What Fučík actually wrote was a triumphal military march. Opus 68, subtitled “Triumph-Marsch,” was built to sound like the glory and spectacle of soldiers marching. Sometime in the early 1900s, a Canadian arranger named Louis-Philippe Laurendeau repackaged it for small American bands under the punchier title “Thunder and Blazes,” sold it across the continent, and the circuses pounced. By the heyday of Ringling and Barnum & Bailey, this was the music that announced the clowns. I’ll skip past the ugly history of P.T. Barnum’s human exhibits and animal cruelty, but trust me, there are some parallels to be made there as well. Fučík himself died in 1916, broke and in failing health, almost certainly never guessing that his grand Roman triumph would spend the next hundred years scoring slapstick clownery.
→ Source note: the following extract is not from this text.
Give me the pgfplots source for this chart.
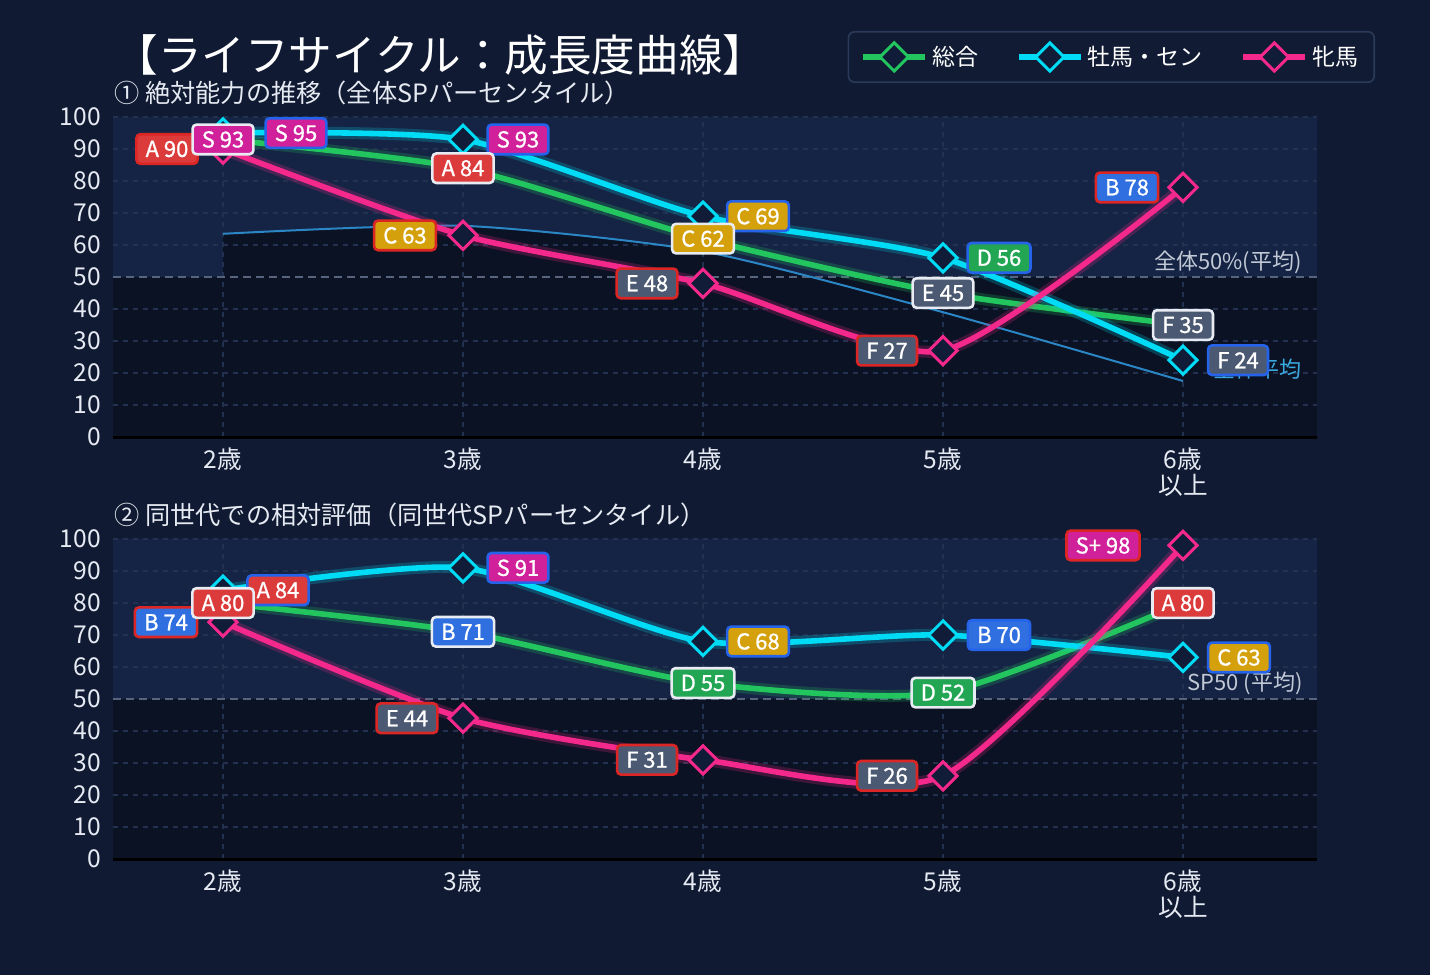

There’s an older idea buried in all of this. The Romans who packed those arenas had a name for the thing that kept them content: panem et circenses. Bread and circuses. Keep the public fed and entertained, the theory goes, and it tends not to make much trouble, or ask too many pointed questions about the rich and powerful (and often corrupt) people sitting in the good seats. Fučík was writing about that exact world, gladiators and emperors and a crowd starving for a spectacle, and within a couple of decades, his music had drifted to the one corner of modern life still running on the same operating system. The big top. The times change but the story often remains the same.

It’s grand and idiotic in the same breath. It comes swaggering in like it’s heralding Caesar and then trips flat over its own feet, every single time, on purpose. Music tells on itself if you listen closely enough, and this music knows precisely what it is. Which brings us to the actual musical analysis (I love historical context, forgive me) and why it’s so unforgivably catchy.

Why The Song Is So Catchy Musically

It’s in cut time (2/2) and it’s quick. Fučík marks it to move, and when circus bands play it as what’s known as a “screamer,” they ramp up the tempo even higher, about as fast as the players can physically hold on. Then there’s the melody, the original “Grande Marche Chromatique” idea. The main strain doesn’t climb a normal scale. It slithers downward by half steps, every chromatic note in a row, like somebody losing a slow fight with a staircase. Chromatic motion sounds faintly wrong on purpose, and that’s kind of the joke. Your ear braces for the clean notes of a key signature and instead gets all twelve of them, jammed together and tumbling downhill.

In Fučík’s full band setting the payoff is even better. The trumpets lay out that descending line up top, and the tubas and low brass answer from underneath with their own slithering chromatic run, the “oom, doodle-oodle-oodle” that’s playing in your head right now whether you asked for it or not. It’s the melody repeating in your head every time you’re forced to sit through a meeting that could have been an email. Enormous serious instruments doing something profoundly unserious. Under all of it, a relentless oom-pah keeps the parade moving.

Then comes the trio. After the opening chaos, the piece sinks into a softer, sweeter section. On the page it’s where the music modulates down into the flat keys and the dynamic drops to mezzo-forte, the tune suddenly singable and almost tender. It’s a breather. You get to exhale for sixteen bars before the whole thing comes roaring back, louder for having stepped out of the room a minute. That setup, bedlam and then a pocket of calm and then bedlam again, is old march craftsmanship, the same idea that makes a fireworks finale land.

Add it all up and you’ve got a piece engineered from the floor up to send a room into a happy frenzy without asking anyone to think about a single thing. Bright, loud, fast, repetitive, magnificently dumb, and lodged in your skull like a splinter. A serious tune that turned into something representing slapstick entertainment. I can think of no better song to help celebrate the current state of America. Happy birthday, America. Make a wish.